Saved entries:
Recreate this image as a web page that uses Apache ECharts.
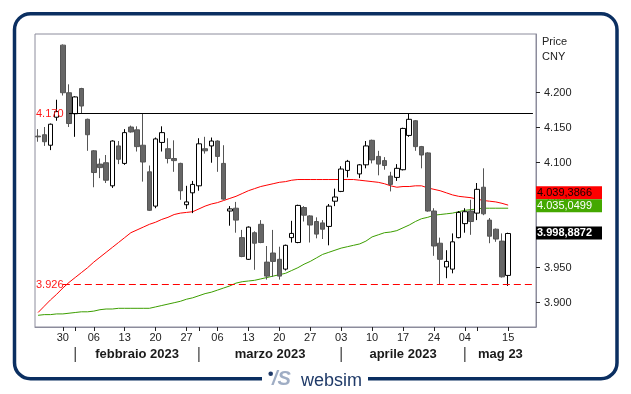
<!DOCTYPE html>
<html>
<head>
<meta charset="utf-8">
<script src="https://cdn.jsdelivr.net/npm/echarts@6/dist/echarts.min.js"></script>
<style>
html,body{margin:0;padding:0;background:#fff;}
#main{width:631px;height:394px;}
</style>
</head>
<body>
<div id="main"></div>
<script>
// ---------- DATA ----------
const dates = [
'2023-01-17','2023-01-18','2023-01-19','2023-01-20','2023-01-30','2023-01-31',
'2023-02-01','2023-02-02','2023-02-03','2023-02-06','2023-02-07','2023-02-08','2023-02-09','2023-02-10',
'2023-02-13','2023-02-14','2023-02-15','2023-02-16','2023-02-17','2023-02-20','2023-02-21','2023-02-22',
'2023-02-23','2023-02-24','2023-02-27','2023-02-28',
'2023-03-01','2023-03-02','2023-03-03','2023-03-06','2023-03-07','2023-03-08','2023-03-09','2023-03-10',
'2023-03-13','2023-03-14','2023-03-15','2023-03-16','2023-03-17','2023-03-20','2023-03-21','2023-03-22',
'2023-03-23','2023-03-24','2023-03-27','2023-03-28','2023-03-29','2023-03-30','2023-03-31',
'2023-04-03','2023-04-04','2023-04-05','2023-04-06','2023-04-07','2023-04-10','2023-04-11','2023-04-12',
'2023-04-13','2023-04-14','2023-04-17','2023-04-18','2023-04-19','2023-04-20','2023-04-21','2023-04-24',
'2023-04-25','2023-04-26','2023-04-27','2023-04-28',
'2023-05-04','2023-05-05','2023-05-08','2023-05-09','2023-05-10','2023-05-11','2023-05-12','2023-05-15',
'2023-05-16','2023-05-17','2023-05-18','2023-05-19'
];

const opens = [4.138,4.140,4.125,4.165,4.268,4.200,4.170,4.206,4.162,4.117,4.098,4.100,4.067,4.124,4.099,4.151,
4.147,4.125,4.087,4.038,4.129,4.120,4.106,4.099,4.040,4.057,4.067,4.120,4.124,4.131,4.099,4.031,
4.035,3.993,3.962,4.000,4.012,3.958,3.971,3.962,3.948,3.993,3.986,4.036,4.024,4.016,4.014,4.009,
4.045,4.059,4.089,null,4.084,4.097,4.132,4.109,4.103,4.081,4.079,4.090,4.139,4.160,4.123,4.114,
4.031,3.985,3.951,3.948,3.993,4.013,4.031,4.028,4.065,4.018,4.005,3.988,3.939];
const closes = [4.137,4.130,4.155,4.173,4.200,4.156,4.194,4.181,4.140,4.086,4.093,4.075,4.131,4.105,4.143,4.144,
4.123,4.101,4.032,4.134,4.143,4.106,4.103,4.060,4.044,4.069,4.127,4.117,4.131,4.109,4.048,4.034,
4.018,3.966,4.008,3.985,3.986,3.938,3.959,3.938,3.982,3.999,4.039,4.025,4.011,3.998,4.005,4.038,
4.051,4.091,4.102,null,4.097,4.124,4.104,4.098,4.096,4.069,4.092,4.149,4.162,4.123,4.111,4.031,
3.981,3.962,3.959,3.987,4.029,4.030,4.016,4.062,4.027,3.995,3.991,3.937,3.9989];
const lows = [4.130,4.124,4.118,4.160,4.196,4.151,4.137,4.170,4.117,4.065,4.078,4.071,4.064,4.098,4.097,4.143,
4.116,4.073,4.031,4.035,4.116,4.099,4.087,4.047,4.034,4.028,4.060,4.113,4.100,4.087,4.047,4.010,
4.000,3.965,3.961,3.947,3.985,3.933,3.937,3.933,3.946,3.986,3.985,4.016,3.986,3.992,3.991,3.982,
4.038,4.058,4.079,null,4.078,4.092,4.099,4.082,4.090,4.059,4.074,4.089,4.137,4.117,4.092,4.030,
3.967,3.926,3.935,3.942,3.992,4.000,3.997,4.018,4.025,3.985,3.987,3.936,3.924];
const highs = [4.148,4.151,4.156,4.190,4.269,4.212,4.195,4.207,4.163,4.118,4.106,4.111,4.132,4.131,4.148,4.153,
4.152,4.170,4.096,4.136,4.152,4.135,4.132,4.100,4.067,4.074,4.135,4.137,4.136,4.132,4.125,4.038,
4.044,4.004,4.009,4.002,4.018,3.981,4.004,3.980,3.983,4.017,4.040,4.038,4.025,4.022,4.018,4.041,
4.063,4.095,4.104,null,4.098,4.131,4.133,4.117,4.108,4.087,4.098,4.150,4.170,4.161,4.124,4.115,
4.035,3.993,3.975,3.999,4.031,4.035,4.047,4.071,4.092,4.021,4.006,3.999,4.000];

const maRed = [3.886,3.895,3.904,3.912,3.921,3.929,3.936,3.943,3.950,3.958,3.965,3.972,3.979,3.986,3.993,4.000,
4.004,4.008,4.012,4.015,4.019,4.022,4.026,4.028,4.029,4.030,4.034,4.038,4.041,4.043,4.046,4.049,
4.052,4.056,4.060,4.063,4.066,4.068,4.070,4.072,4.073,4.075,4.076,4.076,4.076,4.076,4.076,4.076,
4.076,4.076,4.076,4.076,4.075,4.074,4.073,4.072,4.070,4.067,4.065,4.066,4.066,4.067,4.067,4.064,
4.062,4.060,4.057,4.054,4.052,4.051,4.050,4.048,4.046,4.045,4.044,4.042,4.0394];
const maGreen = [3.882,3.883,3.883,3.884,3.884,3.885,3.886,3.887,3.887,3.888,3.890,3.891,3.891,3.892,3.892,3.892,
3.892,3.892,3.892,3.894,3.896,3.898,3.900,3.902,3.905,3.907,3.910,3.913,3.915,3.918,3.921,3.924,
3.928,3.930,3.931,3.932,3.934,3.936,3.938,3.940,3.942,3.946,3.950,3.955,3.959,3.964,3.969,3.972,
3.975,3.978,3.980,3.982,3.984,3.988,3.994,3.997,4.000,4.001,4.003,4.007,4.011,4.016,4.020,4.022,
4.025,4.026,4.027,4.028,4.030,4.032,4.033,4.034,4.035,4.035,4.035,4.035,4.0350];

const yTicks = [3.900,3.950,4.000,4.050,4.100,4.150,4.200];
const labelDays = ['2023-01-30','2023-02-06','2023-02-13','2023-02-20','2023-02-27','2023-03-06','2023-03-13',
'2023-03-20','2023-03-27','2023-04-03','2023-04-10','2023-04-17','2023-04-24','2023-05-04','2023-05-15'];
const extraTickDays = ['2023-02-01','2023-03-01','2023-05-08'];
const monthStarts = ['2023-02-01','2023-03-01','2023-04-03','2023-05-04'];
const monthLabels = ['febbraio 2023','marzo 2023','aprile 2023','mag 23'];
const resistance = 4.170;
const support = 3.926;
const boxLabels = ['4.039,3866','4.035,0499','3.998,8872'];

// ---------- CHART ----------
const FONT = '"Liberation Sans", Arial, sans-serif';
const candleData = dates.map((d, i) =>
  (i < opens.length && opens[i] != null) ? [opens[i], closes[i], lows[i], highs[i]] : '-');
const redData = dates.map((d, i) => i < maRed.length ? maRed[i] : '-');
const greenData = dates.map((d, i) => i < maGreen.length ? maGreen[i] : '-');
const tickSet = new Set(labelDays.concat(extraTickDays));
const labelSet = new Set(labelDays);
const lastIdx = dates.length - 1;

const chart = echarts.init(document.getElementById('main'), null, {renderer: 'canvas'});
const option = {
  animation: false,
  backgroundColor: '#ffffff',
  grid: {left: 35, top: 34, width: 501, height: 293, show: true, borderColor: '#8c8c9c', borderWidth: 1,
         containLabel: false, outerBoundsMode: 'none'},
  xAxis: {
    type: 'category', data: dates, boundaryGap: true,
    axisLine: {show: true, lineStyle: {color: '#8c8c9c', width: 1}},
    axisTick: {show: true, length: 4, alignWithLabel: true, lineStyle: {color: '#222'},
      interval: (idx, val) => tickSet.has(val)},
    axisLabel: {show: true, margin: 5, fontSize: 11, color: '#222', fontFamily: FONT,
      interval: (idx, val) => labelSet.has(val),
      formatter: v => v.slice(8)},
    splitLine: {show: false}
  },
  yAxis: {
    type: 'value', position: 'right', min: 3.8653, max: 4.2839, scale: true,
    axisLine: {show: true, lineStyle: {color: '#8c8c9c', width: 1}},
    axisTick: {show: true, length: 4, inside: false, lineStyle: {color: '#222'}, customValues: yTicks},
    axisLabel: {show: true, margin: 8, fontSize: 11, color: '#222', fontFamily: FONT,
      customValues: yTicks, formatter: v => v.toFixed(3)},
    splitLine: {show: false}
  },
  series: [
    {
      type: 'line', data: redData, showSymbol: false, symbol: 'none', z: 2,
      lineStyle: {color: '#ff0000', width: 1}
    },
    {
      type: 'line', data: greenData, showSymbol: false, symbol: 'none', z: 2,
      lineStyle: {color: '#3c9e00', width: 1}
    },
    {
      type: 'candlestick', data: candleData, barWidth: 5, z: 3,
      itemStyle: {color: '#ffffff', borderColor: '#000000', color0: '#666666', borderColor0: '#555555', borderWidth: 1},
      markLine: {
        symbol: 'none', silent: true, label: {show: false},
        data: [
          [{coord: [5, resistance], lineStyle: {color: '#000000', type: 'solid', width: 1}}, {coord: [lastIdx, resistance]}],
          [{coord: [4, support], lineStyle: {color: '#ff0000', type: [7, 4], width: 1}}, {coord: [lastIdx, support]}]
        ]
      }
    }
  ]
};
chart.setOption(option);

// ---------- Overlays positioned with the chart's own scales ----------
const P = (cat, v) => chart.convertToPixel({gridIndex: 0}, [cat, v]);
const gridRight = 536;
const g = [];

// frame
g.push({type: 'rect', z: 100, shape: {x: 14.5, y: 13.7, width: 602.5, height: 365, r: 16},
  style: {fill: null, stroke: '#0b2f61', lineWidth: 3.5}});
// logo gap + logo
g.push({type: 'rect', z: 101, shape: {x: 262, y: 370, width: 106, height: 18}, style: {fill: '#ffffff'}});
g.push({type: 'circle', z: 102, shape: {cx: 270.7, cy: 373.7, r: 2.3}, style: {fill: '#1f3a68'}});
g.push({type: 'text', z: 102, x: 272, y: 379, style: {text: '/S', font: 'italic bold 20px ' + FONT,
  fill: '#9fadc4', verticalAlign: 'middle', align: 'left'}});
g.push({type: 'text', z: 102, x: 301, y: 381, style: {text: 'websim', font: '18px ' + FONT,
  fill: '#1f3a68', verticalAlign: 'middle', align: 'left'}});

// Price / CNY
g.push({type: 'text', z: 50, x: 542, y: 42, style: {text: 'Price', font: '11px ' + FONT, fill: '#222', verticalAlign: 'middle'}});
g.push({type: 'text', z: 50, x: 542, y: 57, style: {text: 'CNY', font: '11px ' + FONT, fill: '#222', verticalAlign: 'middle'}});

// level labels
[[resistance, '4.170'], [support, '3.926']].forEach(([v, t]) => {
  const p = P(0, v);
  g.push({type: 'text', z: 60, x: 36, y: p[1], style: {text: t, font: '11px ' + FONT, fill: '#ff1a1a',
    verticalAlign: 'middle', align: 'left'}});
});

// month separators and labels
const sepX = monthStarts.map(d => P(d, 4)[0]);
sepX.forEach((x, k) => {
  g.push({type: 'line', z: 50, shape: {x1: x, y1: 347, x2: x, y2: 362}, style: {stroke: '#111', lineWidth: 1}});
  const xEnd = k + 1 < sepX.length ? sepX[k + 1] : gridRight;
  g.push({type: 'text', z: 50, x: (x + xEnd) / 2, y: 354.5, style: {text: monthLabels[k],
    font: 'bold 13px ' + FONT, fill: '#1a1a1a', align: 'center', verticalAlign: 'middle'}});
});

// value boxes
const n = maRed.length - 1;
const gy = P(n, maGreen[n])[1];
const by = P(n, closes[n])[1];
const greenTop = gy - 9;
const boxes = [
  {top: greenTop - 13, bg: '#ff0000', fg: '#1a0000', text: boxLabels[0], bold: false},
  {top: greenTop, bg: '#44a800', fg: '#ffffff', text: boxLabels[1], bold: false},
  {top: by - 7, bg: '#000000', fg: '#ffffff', text: boxLabels[2], bold: true}
];
boxes.forEach(b => {
  g.push({type: 'rect', z: 70, shape: {x: 536, y: b.top, width: 66, height: 13}, style: {fill: b.bg}});
  g.push({type: 'text', z: 71, x: 537, y: b.top + 6.5, style: {text: b.text,
    font: (b.bold ? 'bold ' : '') + '11px ' + FONT, fill: b.fg, verticalAlign: 'middle', align: 'left'}});
});

chart.setOption({graphic: {elements: g}});
</script>
</body>
</html>
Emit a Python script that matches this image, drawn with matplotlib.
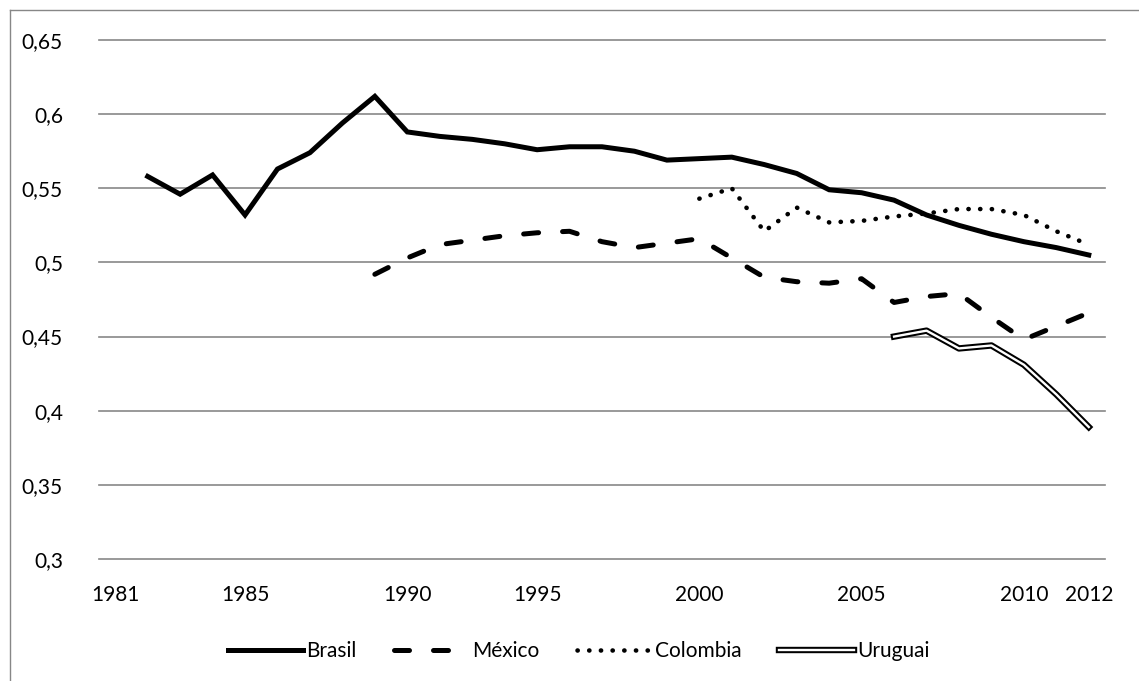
import numpy as np
import matplotlib
matplotlib.use("Agg")
import matplotlib.pyplot as plt
from matplotlib.lines import Line2D
import matplotlib.patheffects as pe

nan = np.nan
years = [str(y) for y in list(range(1981, 1991)) + list(range(1992, 2013))]
tick_labels = ["1981", "1985", "1990", "1995", "2000", "2005", "2010", "2012"]

brasil = [nan, 0.558, 0.546, 0.559, 0.532, 0.563, 0.574, 0.594, 0.612, 0.588,
          0.585, 0.583, 0.580, 0.576, 0.578, 0.578, 0.575, 0.569, 0.570, 0.571,
          0.566, 0.560, 0.549, 0.547, 0.542, 0.532, 0.525, 0.519, 0.514, 0.510, 0.505]
mexico = [nan, nan, nan, nan, nan, nan, nan, nan, 0.492, 0.503,
          0.512, 0.515, 0.518, 0.520, 0.521, 0.514, 0.510, 0.513, 0.516, 0.503,
          0.490, 0.487, 0.486, 0.489, 0.473, 0.477, 0.479, 0.463, 0.448, 0.457, 0.466]
colombia = [nan] * 18 + [0.543, 0.550, 0.521, 0.537, 0.527, 0.528, 0.531, 0.533,
                         0.536, 0.536, 0.532, 0.521, 0.512]
uruguai = [nan] * 24 + [0.450, 0.454, 0.442, 0.444, 0.431, 0.411, 0.389]
yticks = [0.3, 0.35, 0.4, 0.45, 0.5, 0.55, 0.6, 0.65]
ytick_labels = ["0,3", "0,35", "0,4", "0,45", "0,5", "0,55", "0,6", "0,65"]

plt.rcParams['font.family'] = ['Lato', 'DejaVu Sans']
FS = 15
W, H = 1139, 681
fig = plt.figure(figsize=(W / 100, H / 100), dpi=100)
ax = fig.add_axes([99 / W, 1 - 559 / H, (1105 - 99) / W, (559 - 40) / H])

x = np.arange(len(years))
grid_c = "#878787"
for yv in yticks:
    ax.axhline(yv, color=grid_c, lw=1.2, zorder=1, clip_on=False)

lw = 3.6
l1, = ax.plot(x, brasil, color="black", lw=lw, solid_joinstyle="miter", label="Brasil", zorder=3)
l2, = ax.plot(x, mexico, color="black", lw=lw, dash_capstyle="round", label="México", zorder=3)
l2.set_dashes((3.0, 4.8))
l3, = ax.plot(x, colombia, color="black", lw=3.3, dash_capstyle="round", label="Colombia", zorder=3)
l3.set_dashes((0.05, 2.5))
l4, = ax.plot(x, uruguai, color="white", lw=1.7, label="Uruguai", zorder=3,
              path_effects=[pe.Stroke(linewidth=4.6, foreground="black"), pe.Normal()])

ax.set_xlim(-0.5, len(years) - 0.5)
ax.set_ylim(0.3, 0.65)
ax.set_yticks(yticks)
ax.set_yticklabels(ytick_labels, fontsize=FS)
tick_pos = [years.index(t) for t in tick_labels]
ax.set_xticks(tick_pos)
ax.set_xticklabels(tick_labels, fontsize=FS)
ax.tick_params(axis="both", length=0)
ax.tick_params(axis="y", pad=26)
ax.tick_params(axis="x", pad=19)
for s in ax.spines.values():
    s.set_visible(False)

fig.legend(handles=[l1, l2, l3, l4], labels=["Brasil", "México", "Colombia", "Uruguai"],
           loc="center", bbox_to_anchor=(579 / W, 1 - 651 / H), ncol=4, frameon=False,
           fontsize=FS, handlelength=3.6, handletextpad=0.15, columnspacing=1.8)

# outer chart border (partially outside the image)
fig.add_artist(Line2D([9.5 / W, 9.5 / W], [0, 1 - 10 / H], color=grid_c, lw=1.0))
fig.add_artist(Line2D([9.5 / W, 1], [1 - 10 / H, 1 - 10 / H], color=grid_c, lw=1.0))

fig.savefig("out.png", dpi=100)
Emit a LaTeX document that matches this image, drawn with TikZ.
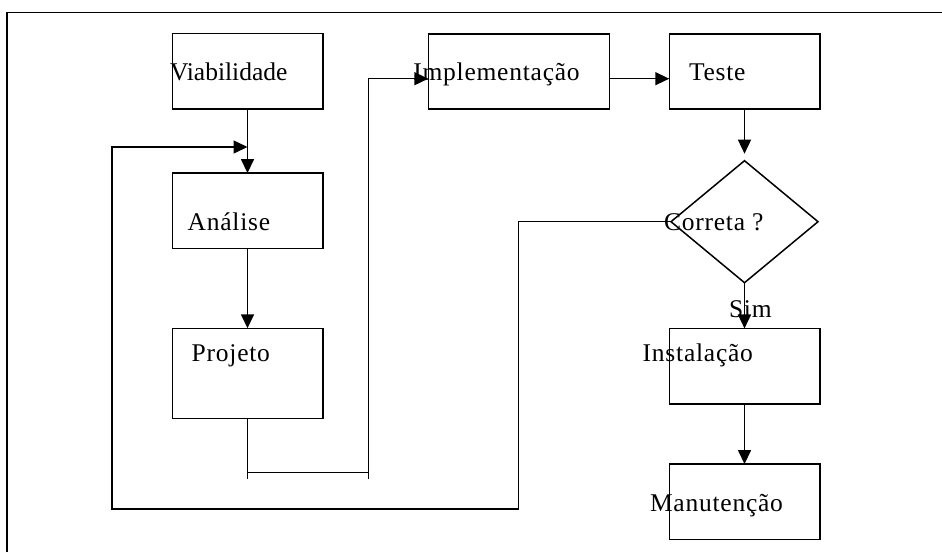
\documentclass[tikz,border=0pt]{standalone}
\usepackage{fontspec}
\setmainfont{Liberation Serif}[LetterSpace=3]
\usetikzlibrary{arrows.meta,shapes.geometric}
\begin{document}
\begin{tikzpicture}[x=1pt,y=-1pt,
  box/.style={draw, line width=1.5pt, minimum width=150.5pt, minimum height=75.5pt, inner sep=0pt, outer sep=0pt},
  txt/.style={anchor=base west, inner sep=0pt, outer sep=0pt, font=\fontsize{25.5}{30}\selectfont},
  conn/.style={line width=1.5pt},
  arr/.style={conn, -{Triangle[length=14pt,width=13pt]}}]
\useasboundingbox (0,0) rectangle (942,552);
\draw[line width=1.6pt] (6.7,552) |- (942,12.3);

% boxes
\node[box] (via) at (247.5,71) {};
\node[box] (ana) at (247.5,210.8) {};
\node[box, minimum height=90.4pt] (proj) at (247.5,373.5) {};
\node[box, minimum width=181pt, minimum height=75pt] (impl) at (518.8,71.5) {};
\node[box, minimum height=75pt] (teste) at (744.5,71.5) {};
\node[draw, diamond, line width=1.5pt, minimum width=147pt, minimum height=122pt, inner sep=0pt, outer sep=0pt] (dia) at (744.5,221.7) {};
\node[box] (inst) at (744.5,366.2) {};
\node[box] (man) at (744.5,501.8) {};

% texts
\node[txt] (tvia) at (170,80.7) {\addfontfeatures{LetterSpace=0}Viabilidade};
\node[txt] (tana) at (187.7,230) {Análise};
\node[txt] (tproj) at (191.7,361.7) {Projeto};
\node[txt] (timpl) at (413.3,80.7) {Implementação};
\node[txt] (tteste) at (689,80.7) {Teste};
\node[txt] (tdia) at (664,230) {Correta ?};
\node[txt] (tsim) at (729,317.7) {Sim};
\node[txt] (tinst) at (642.7,361.7) {Instalação};
\node[txt] (tman) at (650,511.7) {Manutenção};

% coordinates
\coordinate (fb1) at (518.5,509);
\coordinate (fb2) at (112,147);
\coordinate (fbend) at (247.5,147);
\coordinate (pj1) at (247.5,472.3);
\coordinate (pj2) at (368.3,472.3);
\coordinate (pjt1) at (247.5,479);
\coordinate (pjt2) at (368.3,479);

% connectors
\draw[arr] (via.south) -- (ana.north);
\draw[arr] (ana.south) -- (proj.north);
\draw[conn] (proj.south) -- (pjt1);
\draw[conn] (pj1) -- (pj2);
\draw[arr] (pjt2) |- ([yshift=-7.2pt]impl.west);
\draw[arr] ([yshift=-7.2pt]impl.east) -- ([yshift=-7.2pt]teste.west);
\draw[arr, shorten >=7pt] (teste.south) -- (dia.north);
\draw[arr] (dia.south) -- (inst.north);
\draw[arr] (inst.south) -- (man.north);
\draw[arr] (dia.west) -| (fb1) -| (fb2) -- (fbend);
\end{tikzpicture}
\end{document}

**Instruction**.
Give back only the lines from the one holding "Emit a LaTeX" through the one holding "(6.7,552) |- (942,12.3);", both kept, exactly as written. Omit the images.

**Correct result**.
Emit a LaTeX document that matches this image, drawn with TikZ.
\documentclass[tikz,border=0pt]{standalone}
\usepackage{fontspec}
\setmainfont{Liberation Serif}[LetterSpace=3]
\usetikzlibrary{arrows.meta,shapes.geometric}
\begin{document}
\begin{tikzpicture}[x=1pt,y=-1pt,
  box/.style={draw, line width=1.5pt, minimum width=150.5pt, minimum height=75.5pt, inner sep=0pt, outer sep=0pt},
  txt/.style={anchor=base west, inner sep=0pt, outer sep=0pt, font=\fontsize{25.5}{30}\selectfont},
  conn/.style={line width=1.5pt},
  arr/.style={conn, -{Triangle[length=14pt,width=13pt]}}]
\useasboundingbox (0,0) rectangle (942,552);
\draw[line width=1.6pt] (6.7,552) |- (942,12.3);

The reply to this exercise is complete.